SUSANNE Corpus

As with the Penn Treebank, we will not talk about the history of the SUSANNE Corpus or its aims since this is not really relevant for your queries. For further information about topics we do not cover here, you will get texts during the seminar and you can of course search for more information online if you are interested.

The SUSANNE Corpus has an intimidating tagset which will probably scare you off initially. Do not worry though, once the initial scare wears off and you get accustomed to it, you will see that it really is helpful. Thanks to its extensive tagset, there is a lot of redundancy and for our purposes, redundancy is a good thing.

We will take a short look at the passive in the SUSANNE Corpus. In contrast to the Penn Treebank, where an ordinary query for passive sentences actually is quite complicated, it is really easy with the SUSANNE Corpus because we do not have to find out in what way the passive is implicitly encoded and describe that with a query since there actually is a subcategory symbol for any passive verb group. Subcategories are appended to a general phrasetag like V (for verb group). In the case of passive, that symbol is a p. Thus, any sentence that includes a verb group whose tag has a lower case p somewhere after the capital V has a passive in it. This makes querying many structures a lot easier for the SUSANNE Corpus.

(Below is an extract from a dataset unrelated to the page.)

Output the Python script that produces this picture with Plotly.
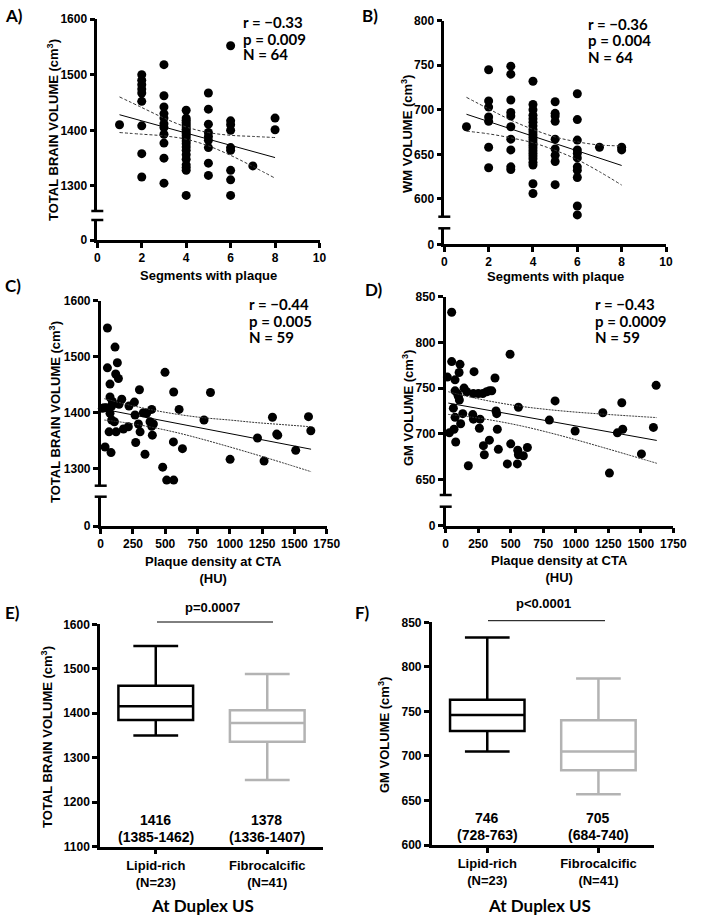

There is, however, a price to pay for that convenience. Since there are many subcategories, the regular expressions need to describe your tags will be more difficult. An example for this would be the verb group must have been noticed. If you take a loot at the list of possible subcategories (Section 4.10; you will be also be given one in class), you will see that the conditions for several subcategory symbols apply. The verb group begins with a modal, so we will have to add a c. Having a look at the tense there will also have to be an f and since it also is passive, we may not forget the p. Thus, our verb group will be tagged Vcfp.

As you can see, the p can be anywhere in the tag. This is something that you have to pay attention to when formulating your regular expressions.